Depois de exibir uma longa sequência de vídeos dos atos violentos do dia 8 de janeiro, Moraes afirmou: “[Foi] uma verdadeira guerra campal. Nenhuma Bíblia é vista e nenhum batom é visto nesse momento. Agora, a depredação ao patrimônio público, o ataque à polícia, é visto”.
Outros ministros do STF também se dedicaram a destroçar a tese bolsonarista. Cármen Lúcia lembrou que houve planejamento e organização dos atos violentos em 8 de janeiro: “Não se há de dizer que foi sem violência. A violência aconteceu e não foi ocasional, nem foi algo precário, que houve uma coincidência naquela, naqueles dias de sábado à noite e de domingo durante o dia”.
Flávio Dino refutou os argumentos bolsonaristas que alegam que não houve tentativa de golpe de estado porque não houve mortes. “Esse tipo de raciocínio é uma agressão às famílias que perderam seus entes queridos em um momento de trevas no Brasil. Golpe de Estado mata, não importa se é no dia, no dia seguinte, ou depois”, afirmou o ministro.
A narrativa bolsonarista de que os pobrezinhos não sabiam muito bem o que estavam fazendo ganhou a simpatia de boa parte da imprensa. O Metrópoles, por exemplo, chamou Débora Rodrigues dos Santos — a golpista que virou um símbolo da luta pela anistia — de “cabeleireira que foi presa após fazer uma pichação na estátua da Justiça”. Isso se repetiu em outros veículos.

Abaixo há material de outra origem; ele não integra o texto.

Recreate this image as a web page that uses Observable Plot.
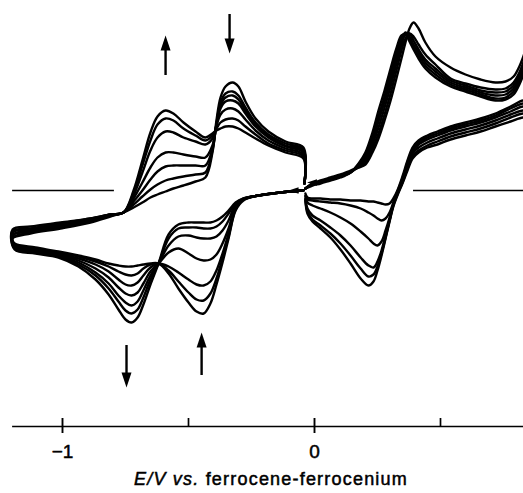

“Eles sabiam muito bem o que queriam”
Fica parecendo que ela é apenas uma coitada, uma desavisada que cometeu um ato de vandalismo, e não uma integrante de um grupo armado que invadiu os prédios dos Três Poderes com o objetivo declarado de deflagrar um golpe.
O grupo invasor carregava uma faixa pedindo “intervenção militar”. Eles sabiam muito bem o que queriam. Enquanto a cabeleireira pichava a estátua com batom, seus comparsas de crime batiam na cabeça de policiais com barras de ferro. É disso que se trata. Mas parte relevante da imprensa abraçou essa barbaridade narrativa e ajudou a banalizar uma tentativa de golpe militar.
Na quarta-feira, 26, Alexandre de Moraes derrubou o sigilo da ação penal do qual Débora é alvo e pudemos assistir ao vídeo do seu depoimento. A golpista se diz arrependida, lembra dos filhos e chora.
É claro que eu também me sensibilizo com as lágrimas de uma mãe de família presa, mas me sensibilizaria ainda mais pelas lágrimas das mães de família que teriam seus filhos presos, torturados e mortos por um novo regime militar. Há limites na democracia, Débora. Fora dela, não há.